Isolate every line in the records below with "Give" in it.

• [Data]
/---
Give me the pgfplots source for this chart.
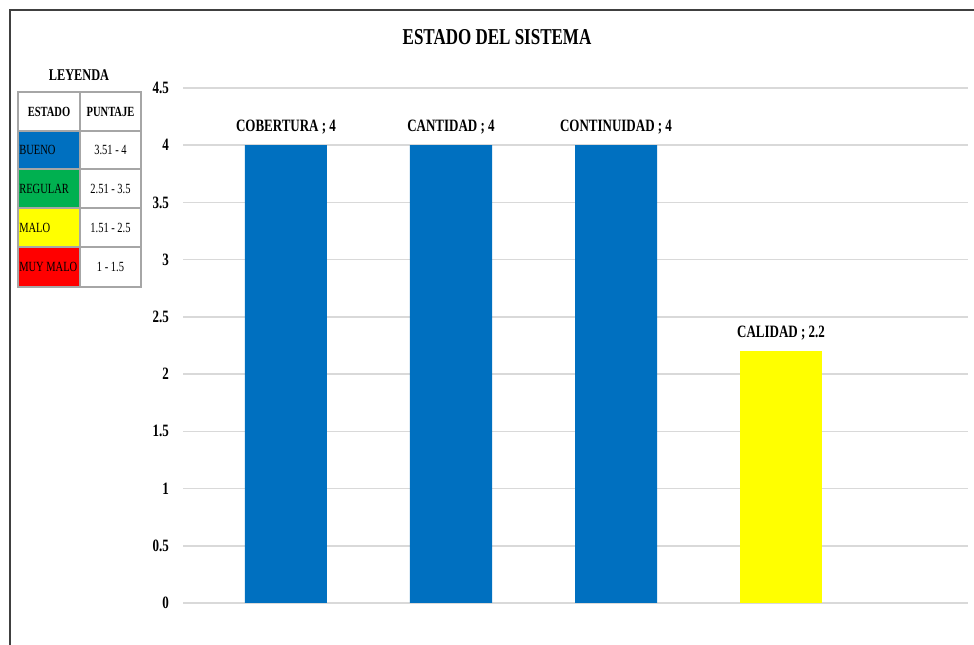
\---
/---
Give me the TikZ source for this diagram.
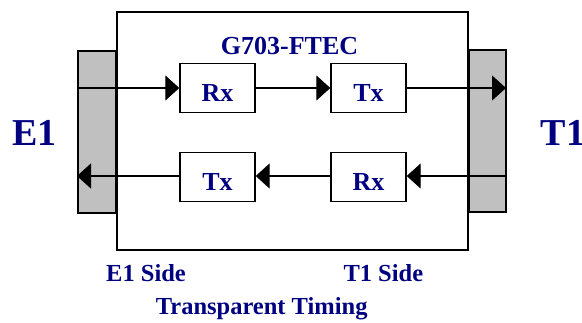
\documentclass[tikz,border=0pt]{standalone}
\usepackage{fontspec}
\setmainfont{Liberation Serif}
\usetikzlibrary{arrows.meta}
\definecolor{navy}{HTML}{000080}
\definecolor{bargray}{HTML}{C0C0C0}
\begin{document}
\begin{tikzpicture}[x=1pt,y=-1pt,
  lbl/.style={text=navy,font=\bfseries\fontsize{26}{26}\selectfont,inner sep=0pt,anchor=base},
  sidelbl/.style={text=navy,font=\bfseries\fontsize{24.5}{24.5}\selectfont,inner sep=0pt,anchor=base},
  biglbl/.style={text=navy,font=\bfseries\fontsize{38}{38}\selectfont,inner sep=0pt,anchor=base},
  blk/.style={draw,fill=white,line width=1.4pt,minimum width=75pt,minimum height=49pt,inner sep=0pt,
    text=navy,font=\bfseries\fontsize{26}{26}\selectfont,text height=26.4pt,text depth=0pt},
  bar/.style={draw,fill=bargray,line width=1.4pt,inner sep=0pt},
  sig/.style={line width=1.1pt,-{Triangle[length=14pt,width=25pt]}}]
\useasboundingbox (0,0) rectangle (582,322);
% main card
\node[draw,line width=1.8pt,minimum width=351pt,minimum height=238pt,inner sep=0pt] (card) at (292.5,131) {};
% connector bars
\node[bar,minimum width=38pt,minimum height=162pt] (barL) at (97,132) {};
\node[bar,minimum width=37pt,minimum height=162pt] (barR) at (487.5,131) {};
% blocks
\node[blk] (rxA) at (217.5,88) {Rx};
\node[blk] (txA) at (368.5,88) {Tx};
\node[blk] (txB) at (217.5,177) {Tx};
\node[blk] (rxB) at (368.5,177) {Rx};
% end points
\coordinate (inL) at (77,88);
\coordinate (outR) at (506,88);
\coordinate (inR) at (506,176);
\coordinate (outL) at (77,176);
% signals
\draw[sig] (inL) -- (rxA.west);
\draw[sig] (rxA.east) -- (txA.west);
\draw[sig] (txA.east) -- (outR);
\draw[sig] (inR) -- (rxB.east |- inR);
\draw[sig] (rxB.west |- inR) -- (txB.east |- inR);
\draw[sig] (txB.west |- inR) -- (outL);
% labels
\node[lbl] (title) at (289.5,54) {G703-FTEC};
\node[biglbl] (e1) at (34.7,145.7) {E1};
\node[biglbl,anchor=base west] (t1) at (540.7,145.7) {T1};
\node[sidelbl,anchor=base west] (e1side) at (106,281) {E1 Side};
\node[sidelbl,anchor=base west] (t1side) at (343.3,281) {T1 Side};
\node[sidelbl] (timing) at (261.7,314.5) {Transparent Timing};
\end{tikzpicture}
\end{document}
\---
• [Result of the exercise]
Give me the pgfplots source for this chart.
Give me the TikZ source for this diagram.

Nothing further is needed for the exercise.